I don’t think that we need to build walls to control immigration. We are the 21st century now and we’re a country that has always broken down walls. Once again with regard to securing the borders, we need to work with Mexico. We’re never going to have a secure border. We’re not going to put a wall up for these hundreds and hundreds thousands of miles. We have to work with our neighbors. We need to think now for the future. Canada, the United States and Mexico as a block.

McCain has also been investigated for accepting money from George Soros. He’s the GOP candidate endorsed by The New York Times. He is not a conservative role model.


I'm not fond of McCain's immigration policy, but I don't know what the solution is. The border fence is going to be built. McCain is on record as saying that this has to happen first. It had better.

But I suggest that the biggest enemy to immigration reform isn't Juan Hernandez or George Soros--it's the American business community, which has become addicted to cheap labor.

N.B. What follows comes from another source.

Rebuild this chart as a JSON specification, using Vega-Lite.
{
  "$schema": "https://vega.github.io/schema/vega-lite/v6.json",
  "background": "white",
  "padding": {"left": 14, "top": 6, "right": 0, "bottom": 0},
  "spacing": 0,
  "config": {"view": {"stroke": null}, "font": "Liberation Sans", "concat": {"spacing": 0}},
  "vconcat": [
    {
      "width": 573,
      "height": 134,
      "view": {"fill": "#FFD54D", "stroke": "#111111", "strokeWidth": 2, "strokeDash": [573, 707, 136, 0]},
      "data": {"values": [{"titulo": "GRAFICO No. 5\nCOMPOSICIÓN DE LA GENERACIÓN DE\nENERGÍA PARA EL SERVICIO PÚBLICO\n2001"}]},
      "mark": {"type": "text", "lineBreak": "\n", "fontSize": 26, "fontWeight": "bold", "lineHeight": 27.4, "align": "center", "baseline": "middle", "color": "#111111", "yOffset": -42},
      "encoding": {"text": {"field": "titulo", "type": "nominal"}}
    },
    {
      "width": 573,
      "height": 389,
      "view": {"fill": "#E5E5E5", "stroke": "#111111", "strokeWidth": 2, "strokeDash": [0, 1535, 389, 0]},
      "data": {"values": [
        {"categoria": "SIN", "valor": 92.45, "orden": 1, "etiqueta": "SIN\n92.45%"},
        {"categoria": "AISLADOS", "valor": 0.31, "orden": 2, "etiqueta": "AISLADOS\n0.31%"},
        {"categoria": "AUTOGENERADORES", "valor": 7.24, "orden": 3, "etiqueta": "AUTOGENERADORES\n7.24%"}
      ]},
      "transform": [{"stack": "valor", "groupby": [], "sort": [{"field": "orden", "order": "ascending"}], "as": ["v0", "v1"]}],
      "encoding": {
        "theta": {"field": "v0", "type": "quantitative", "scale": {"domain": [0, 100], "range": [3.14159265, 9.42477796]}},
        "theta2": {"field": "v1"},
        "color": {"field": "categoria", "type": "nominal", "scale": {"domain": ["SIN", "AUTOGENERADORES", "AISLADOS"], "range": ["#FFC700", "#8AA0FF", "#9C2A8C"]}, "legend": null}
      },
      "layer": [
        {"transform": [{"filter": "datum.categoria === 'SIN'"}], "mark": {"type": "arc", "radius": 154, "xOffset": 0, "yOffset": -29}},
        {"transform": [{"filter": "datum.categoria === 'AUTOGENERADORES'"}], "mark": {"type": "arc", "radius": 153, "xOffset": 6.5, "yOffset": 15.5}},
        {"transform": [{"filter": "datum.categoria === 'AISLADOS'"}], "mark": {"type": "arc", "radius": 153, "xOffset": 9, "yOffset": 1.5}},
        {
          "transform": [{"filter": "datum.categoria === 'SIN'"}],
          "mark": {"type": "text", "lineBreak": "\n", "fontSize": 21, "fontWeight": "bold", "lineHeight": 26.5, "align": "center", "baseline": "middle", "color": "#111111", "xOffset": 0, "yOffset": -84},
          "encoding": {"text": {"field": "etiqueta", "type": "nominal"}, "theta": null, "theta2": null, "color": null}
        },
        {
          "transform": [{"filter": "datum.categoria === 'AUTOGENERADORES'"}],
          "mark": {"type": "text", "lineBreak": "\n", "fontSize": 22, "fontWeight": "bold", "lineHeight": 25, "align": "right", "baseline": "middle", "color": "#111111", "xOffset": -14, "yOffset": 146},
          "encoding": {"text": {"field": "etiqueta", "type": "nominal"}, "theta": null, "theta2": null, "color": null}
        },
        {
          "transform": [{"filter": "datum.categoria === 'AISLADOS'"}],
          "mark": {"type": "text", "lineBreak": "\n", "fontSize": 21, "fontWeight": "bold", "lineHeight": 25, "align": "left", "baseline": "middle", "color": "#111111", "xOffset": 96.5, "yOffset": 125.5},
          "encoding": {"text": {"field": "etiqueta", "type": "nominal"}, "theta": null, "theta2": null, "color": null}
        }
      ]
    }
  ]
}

8.) Because he’s not quite as bad (and let’s face it, the difference is small) as the Democrats is not a reason to vote for him. It’s a reason to not for for them. I’m not buying the idea anymore that “the enemy of my enemy is my friend.”

If we don’t start making conscience votes, our choices are going to keep getting worse and worse, as they have for twenty years.


As stated above, I don't think the difference is that small. There is a gulf between Barack Obama and John McCain, and I think that is going to become more obvious as the campaign season wears on.

I respect conscience votes. Actually, every vote involving a significant office should be a conscience vote. I believe I'm making one, and not simply engaging in pragmatic calculation. Part of that examination of conscience means considering (and being prepared to live with) the consequences of at least four years if the "more anathema" side wins.